I didn’t grow up with my father. He never took care of me and I hated him because of that – so it was a lesson for me. I didn’t want my children to do the same to me. When you start loving your children with your heart, you understand them more. They will open up to you, share their challenges and you’ll want to help them because you’re involved. I always want to do more for them.”
Andre Lewaks, 39 MenCare Programme Manager, Sonke Gender Justice
Sonia Lewaks, 42, Social Worker and Masters Student in Criminology
Shaundre, 8 and Andrea, 4
Lives in Vredenberg, Western Cape
He comes from a family where everything was done for him – 5 girls and 2 boys – he was the spoilt one.”
Andre: “I’m from Albertinia, a town close to Mossel Bay. When I was small the boys in the family were not allowed to work, the girls would make our beds, fix our breakfast and do all other household duties. That’s how it worked. Even in the evenings we were not allowed to clean up. That’s just how we grew up.
Sometimes my father would be violent with my mother. And he would beat my sisters up very badly. Sometimes he would throw them on the ground. He’d hit me also. Sometimes especially on Sundays when he was drunk, he’d take the food my mother was preparing and throw it in the sand and we didn’t have anything to eat. I would try to sort out the conflict by writing letters and putting them in his drawer. But he never responded to my letters or apologised.
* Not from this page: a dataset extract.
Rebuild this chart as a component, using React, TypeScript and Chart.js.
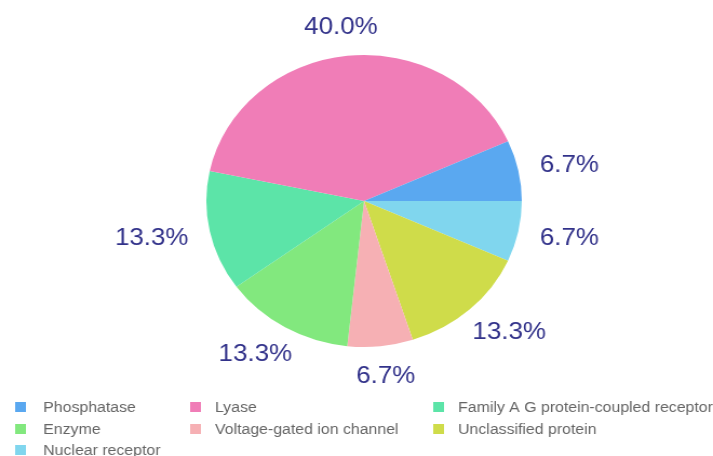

I got involved in politics and I think that turned my life [around] because I was in the leadership of the ANC Youth League and I was thinking about my future. I was in Grade 12 when I decided to study and become a social worker.
I got my first job in Lamberts Bay and that’s were things turned with my father. I invited him to visit me. I took him for a braai [barbeque] – that’s my Saturday ritual. We were on the beach between the rocks and I lit a fire and we had a few beers and I started a conversation with him about when I was small, what he was doing and how it made me feel. The two of us started to cry. We hugged and he apologised to me. Then he was drinking much less and the family started to come together more often. On Saturdays my father would light a braai and my sisters would come over and we would have a few drinks together and just have fun and laugh. The ritual still happens here. We’ll braai, we’ll put on some music and dance together.
Sonia struggled a little bit with me. At one stage I think I was becoming like my father. Going out after work, drinking with friends, coming back very late. I started doing a lot of work with victims of domestic violence in my previous job and I think that’s when I realised, I can’t do this work and not change my life. Reflecting on my father and the destructive role he had in our family, I thought I need to help other fathers.”